Insourcing mit Tücken

Vor einem Jahrzehnt lagerte das Land Berlin zahlreiche Beschäftigte in tariflose Tochterfirmen aus. Das will der rot-rot-grüne Senat jetzt umkehren. Doch gleichen Lohn für gleiche Arbeit bedeutet das noch lange nicht. Von Jörn Boewe, Hintergrund IV/2017

Es war eine Erfolgsmeldung mit »aber«: Das Land Berlin kauft die 2006 ausgegliederte und teilprivatisierte Servicegesellschaft CFM des Berliner Universitätsklinikums Charité zurück, hatte der rot-rot-grüne Senat im März 2017 beschlossen. Inzwischen ist klar: Trotz Insourcings wird es auf lange Sicht weiter Beschäftigte verschiedener Klassen geben.
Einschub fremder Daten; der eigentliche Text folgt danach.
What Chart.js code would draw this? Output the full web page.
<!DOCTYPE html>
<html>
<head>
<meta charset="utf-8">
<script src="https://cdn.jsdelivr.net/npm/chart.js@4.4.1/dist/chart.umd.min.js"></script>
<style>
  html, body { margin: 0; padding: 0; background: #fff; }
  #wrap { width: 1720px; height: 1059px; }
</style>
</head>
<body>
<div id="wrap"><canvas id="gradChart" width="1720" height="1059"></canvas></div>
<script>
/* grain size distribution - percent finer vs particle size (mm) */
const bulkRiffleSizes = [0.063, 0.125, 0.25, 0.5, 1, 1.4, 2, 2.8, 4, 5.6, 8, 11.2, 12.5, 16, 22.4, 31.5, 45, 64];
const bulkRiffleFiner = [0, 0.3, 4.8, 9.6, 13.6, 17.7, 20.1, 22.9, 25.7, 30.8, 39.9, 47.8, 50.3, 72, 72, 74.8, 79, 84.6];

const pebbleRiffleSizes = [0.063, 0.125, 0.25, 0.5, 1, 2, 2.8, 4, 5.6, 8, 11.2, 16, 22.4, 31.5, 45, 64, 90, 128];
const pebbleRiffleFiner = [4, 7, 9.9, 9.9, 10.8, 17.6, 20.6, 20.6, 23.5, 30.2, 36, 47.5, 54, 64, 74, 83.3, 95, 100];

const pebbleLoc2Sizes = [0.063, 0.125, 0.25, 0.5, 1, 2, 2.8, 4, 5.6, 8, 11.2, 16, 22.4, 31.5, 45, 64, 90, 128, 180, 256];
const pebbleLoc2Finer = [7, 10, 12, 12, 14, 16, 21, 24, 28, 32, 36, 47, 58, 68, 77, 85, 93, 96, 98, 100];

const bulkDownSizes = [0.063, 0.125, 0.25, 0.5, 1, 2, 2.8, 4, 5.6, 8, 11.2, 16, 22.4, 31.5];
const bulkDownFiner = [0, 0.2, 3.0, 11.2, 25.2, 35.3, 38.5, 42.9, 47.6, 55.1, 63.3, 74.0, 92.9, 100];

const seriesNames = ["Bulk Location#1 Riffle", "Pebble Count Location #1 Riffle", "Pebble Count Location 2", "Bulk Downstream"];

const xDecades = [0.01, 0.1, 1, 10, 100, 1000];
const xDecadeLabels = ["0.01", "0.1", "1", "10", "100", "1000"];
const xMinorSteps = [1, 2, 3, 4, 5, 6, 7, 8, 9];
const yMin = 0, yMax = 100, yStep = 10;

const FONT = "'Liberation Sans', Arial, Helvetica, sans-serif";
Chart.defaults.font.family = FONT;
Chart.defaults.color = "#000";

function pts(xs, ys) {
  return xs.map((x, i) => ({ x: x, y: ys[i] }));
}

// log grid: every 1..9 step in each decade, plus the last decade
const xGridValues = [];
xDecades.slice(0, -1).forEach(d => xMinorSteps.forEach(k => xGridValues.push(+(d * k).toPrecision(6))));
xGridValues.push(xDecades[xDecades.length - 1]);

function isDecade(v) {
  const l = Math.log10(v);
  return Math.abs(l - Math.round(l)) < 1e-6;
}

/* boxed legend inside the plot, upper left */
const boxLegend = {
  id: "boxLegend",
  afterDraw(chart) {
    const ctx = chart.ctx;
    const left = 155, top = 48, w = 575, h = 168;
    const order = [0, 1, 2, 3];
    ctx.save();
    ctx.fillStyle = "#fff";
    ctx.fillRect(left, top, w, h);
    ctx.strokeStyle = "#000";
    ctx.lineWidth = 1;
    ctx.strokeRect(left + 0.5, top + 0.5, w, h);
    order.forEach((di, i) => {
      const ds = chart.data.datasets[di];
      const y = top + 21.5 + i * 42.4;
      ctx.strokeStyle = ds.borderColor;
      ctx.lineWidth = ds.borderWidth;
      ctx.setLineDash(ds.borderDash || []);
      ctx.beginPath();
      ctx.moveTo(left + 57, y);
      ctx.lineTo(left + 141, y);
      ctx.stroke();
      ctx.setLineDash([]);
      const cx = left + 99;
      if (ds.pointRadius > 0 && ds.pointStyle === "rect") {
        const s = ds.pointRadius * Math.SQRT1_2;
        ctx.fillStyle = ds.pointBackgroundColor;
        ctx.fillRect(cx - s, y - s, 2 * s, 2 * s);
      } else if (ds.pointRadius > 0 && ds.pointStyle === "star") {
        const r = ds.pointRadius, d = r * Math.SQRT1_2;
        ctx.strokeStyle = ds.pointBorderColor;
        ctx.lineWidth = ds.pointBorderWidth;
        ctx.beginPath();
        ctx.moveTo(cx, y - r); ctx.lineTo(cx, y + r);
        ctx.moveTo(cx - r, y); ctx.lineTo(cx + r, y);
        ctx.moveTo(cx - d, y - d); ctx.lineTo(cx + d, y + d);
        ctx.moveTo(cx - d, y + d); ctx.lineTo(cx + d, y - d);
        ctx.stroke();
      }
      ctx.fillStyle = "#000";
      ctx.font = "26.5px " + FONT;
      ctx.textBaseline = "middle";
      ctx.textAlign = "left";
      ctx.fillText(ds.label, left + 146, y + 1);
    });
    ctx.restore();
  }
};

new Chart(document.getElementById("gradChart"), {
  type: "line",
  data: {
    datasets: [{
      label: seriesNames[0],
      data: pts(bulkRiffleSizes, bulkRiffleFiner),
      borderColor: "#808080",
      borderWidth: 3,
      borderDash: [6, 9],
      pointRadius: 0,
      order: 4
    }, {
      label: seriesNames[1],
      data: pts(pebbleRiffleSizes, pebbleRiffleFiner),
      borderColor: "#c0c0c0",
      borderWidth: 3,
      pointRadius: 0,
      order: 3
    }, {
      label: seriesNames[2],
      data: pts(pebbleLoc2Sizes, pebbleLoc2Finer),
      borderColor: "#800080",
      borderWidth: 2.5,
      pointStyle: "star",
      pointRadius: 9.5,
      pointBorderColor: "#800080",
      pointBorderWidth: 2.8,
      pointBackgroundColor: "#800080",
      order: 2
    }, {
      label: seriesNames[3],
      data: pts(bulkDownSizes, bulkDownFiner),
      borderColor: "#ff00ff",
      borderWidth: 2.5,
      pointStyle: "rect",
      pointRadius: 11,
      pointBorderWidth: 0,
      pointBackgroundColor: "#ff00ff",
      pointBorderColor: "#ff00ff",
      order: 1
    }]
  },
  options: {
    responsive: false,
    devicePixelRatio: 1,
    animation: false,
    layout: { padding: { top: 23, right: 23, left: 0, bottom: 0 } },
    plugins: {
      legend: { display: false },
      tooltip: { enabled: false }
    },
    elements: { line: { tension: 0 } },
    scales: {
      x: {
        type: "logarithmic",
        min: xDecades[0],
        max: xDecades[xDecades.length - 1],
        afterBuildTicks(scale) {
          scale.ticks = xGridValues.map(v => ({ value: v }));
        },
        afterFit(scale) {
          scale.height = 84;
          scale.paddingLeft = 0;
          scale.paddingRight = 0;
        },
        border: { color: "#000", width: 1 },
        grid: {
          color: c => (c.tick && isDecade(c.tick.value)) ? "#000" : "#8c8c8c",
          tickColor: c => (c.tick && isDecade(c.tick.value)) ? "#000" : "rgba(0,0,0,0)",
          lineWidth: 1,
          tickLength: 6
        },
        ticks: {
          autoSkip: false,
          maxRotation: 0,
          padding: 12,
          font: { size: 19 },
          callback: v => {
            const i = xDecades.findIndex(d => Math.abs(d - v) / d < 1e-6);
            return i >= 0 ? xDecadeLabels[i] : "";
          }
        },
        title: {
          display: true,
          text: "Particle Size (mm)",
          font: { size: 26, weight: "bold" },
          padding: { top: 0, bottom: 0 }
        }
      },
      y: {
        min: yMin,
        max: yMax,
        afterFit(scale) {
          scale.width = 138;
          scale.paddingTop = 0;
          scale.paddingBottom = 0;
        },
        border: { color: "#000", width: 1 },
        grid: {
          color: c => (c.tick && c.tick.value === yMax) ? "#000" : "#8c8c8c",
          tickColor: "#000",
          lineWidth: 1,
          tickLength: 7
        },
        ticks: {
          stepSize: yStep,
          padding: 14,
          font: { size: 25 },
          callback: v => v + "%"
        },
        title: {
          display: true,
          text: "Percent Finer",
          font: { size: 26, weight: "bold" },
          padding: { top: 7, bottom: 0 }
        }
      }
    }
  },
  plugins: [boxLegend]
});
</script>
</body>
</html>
Eine Angleichung ans Lohnniveau des Tarifvertrags für den Öffentlichen Dienst (TVÖD) »können wir uns nicht leisten «, stellte Berlins Finanzsenator Matthias Kollatz-Ahnen (SPD) Ende August in der Presse klar.
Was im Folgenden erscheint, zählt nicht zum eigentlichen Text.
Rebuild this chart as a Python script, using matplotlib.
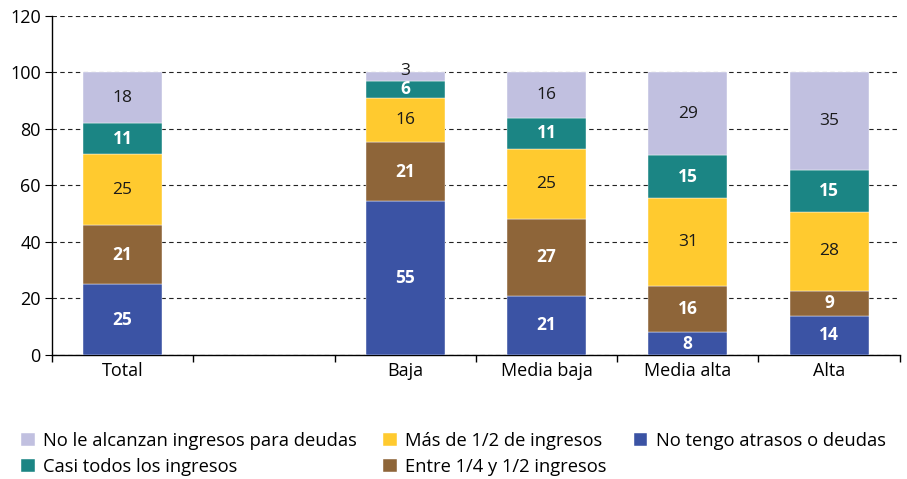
import matplotlib.pyplot as plt
import numpy as np

plt.rcParams['font.family'] = ['Open Sans', 'DejaVu Sans']

# categories (empty slot between Total and Baja)
categories = ["Total", "", "Baja", "Media baja", "Media alta", "Alta"]

# series values, bottom to top (percent, rounded)
no_tengo = [25, np.nan, 55, 21, 8, 14]
entre_14_12 = [21, np.nan, 21, 27, 16, 9]
mas_12 = [25, np.nan, 16, 25, 31, 28]
casi_todos = [11, np.nan, 6, 11, 15, 15]
no_alcanzan = [18, np.nan, 3, 16, 29, 35]

series = [
    ("No tengo atrasos o deudas", no_tengo, "#3B53A4", "white", "bold"),
    ("Entre 1/4 y 1/2 ingresos", entre_14_12, "#8E6539", "white", "bold"),
    ("Más de 1/2 de ingresos", mas_12, "#FFCA2F", "#1a1a1a", "normal"),
    ("Casi todos los ingresos", casi_todos, "#1B8584", "white", "bold"),
    ("No le alcanzan ingresos para deudas", no_alcanzan, "#C1C0E0", "#1a1a1a", "normal"),
]

fig = plt.figure(figsize=(9.07, 4.79), dpi=100)
ax = fig.add_axes([0.0573, 0.259, 0.9347, 0.7076])

x = np.arange(len(categories))
valid = ~np.isnan(np.array(no_tengo, dtype=float))
totals = np.nansum([np.array(s[1], dtype=float) for s in series], axis=0)
scale = np.where(totals > 0, 100.0 / np.where(totals > 0, totals, 1), 0)

bottom = np.zeros(len(categories))
bars = {}
for name, vals, color, tcolor, weight in series:
    raw = np.array(vals, dtype=float)
    h = np.nan_to_num(raw) * scale
    b = ax.bar(x[valid], h[valid], bottom=bottom[valid], width=0.56, color=color,
               label=name, edgecolor="white", linewidth=0.3, zorder=3)
    bars[name] = b
    for xi, val, hh, bot in zip(x[valid], raw[valid], h[valid], bottom[valid]):
        # very thin segments: label sits on the top edge, as in the original
        ypos = bot + hh + 0.5 if hh < 4 else bot + hh / 2
        ax.text(xi, ypos, f"{int(val)}", ha="center", va="center",
                color=tcolor, fontsize=12.5, fontweight=weight, zorder=4)
    bottom = bottom + h

ax.set_xlim(-0.5, len(categories) - 0.5)
ax.set_ylim(0, 120)
ax.set_yticks(range(0, 121, 20))
ax.yaxis.grid(True, linestyle=(0, (4, 3)), color="#222222", linewidth=0.8, zorder=0)
ax.set_axisbelow(True)

ax.set_xticks(x)
ax.set_xticklabels(categories)
ax.set_xticks(np.arange(-0.5, len(categories), 1), minor=True)
ax.tick_params(axis="x", which="major", length=0, labelsize=13, pad=5)
ax.tick_params(axis="x", which="minor", length=5, direction="out", width=1)
ax.tick_params(axis="y", length=5, direction="out", labelsize=13, pad=3)

for s in ["top", "right"]:
    ax.spines[s].set_visible(False)
ax.spines["left"].set_linewidth(1)
ax.spines["bottom"].set_linewidth(1)

order = ["No le alcanzan ingresos para deudas", "Casi todos los ingresos",
         "Más de 1/2 de ingresos", "Entre 1/4 y 1/2 ingresos",
         "No tengo atrasos o deudas"]
fig.legend([bars[n] for n in order], order, ncol=3, loc="lower left",
           bbox_to_anchor=(0.005, -0.028), frameon=False, fontsize=13.2,
           handlelength=0.75, handleheight=0.75, handletextpad=0.45,
           columnspacing=1.45, labelspacing=0.45)

plt.savefig("out.png", dpi=100)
2011: Beschäftigte der unter Rot-Rot teilprivatisierten Charité-Servicegesellschaft streiken für einen Tarifvertrag. Foto: Frank Eßers (CC BY-NC-SA 2.0)

Der Fall zeigt ein grundsätzliches Dilemma von Berlins Mitte-Links Regierung. In ihrer Koalitionsvereinbarung vom Herbst 2016 hatten sich SPD, Linke und Grüne versprochen, sich dafür einzusetzen, dass »für Landesunternehmen und ihre Tochterunternehmen, die bisher noch nicht tarifgebunden sind, zügig mit dem Ziel der Beschäftigungssicherung und der Angleichung an den TVöD Tarifverträge abgeschlossen werden«. Insbesondere das über Jahre praktizierte »Outsourcing in öffentlichen Einrichtungen und Betrieben mit lediglich dem Ziel, sich aus Tarifbindungen zu lösen« wolle man künftig »unterbinden«, heißt es dort.i

Das klingt gut, selbst wenn man in Rechnung stellt, dass der Senat an die Lösung von Problemen geht, die eine andere Mitte-Linksregierung – Rot-Rot zwischen 2002 und 2011 – erst geschaffen hatte. Nicht wenige der heutigen politischen Akteure waren damals schon in Verantwortung. Doch nun zeigt sich: Selbst wo es kurz- und mittelfristig zu einer Kommunalisierung ausgelagerter Unternehmen kommt, bedeutet das noch lange keine Angleichung der Einkommens- und Arbeitsbedingungen für die Beschäftigten. Einmal etabliert, erweisen sich prekäre Verhältnisse als ausgesprochen langlebig – an der Charité und anderswo.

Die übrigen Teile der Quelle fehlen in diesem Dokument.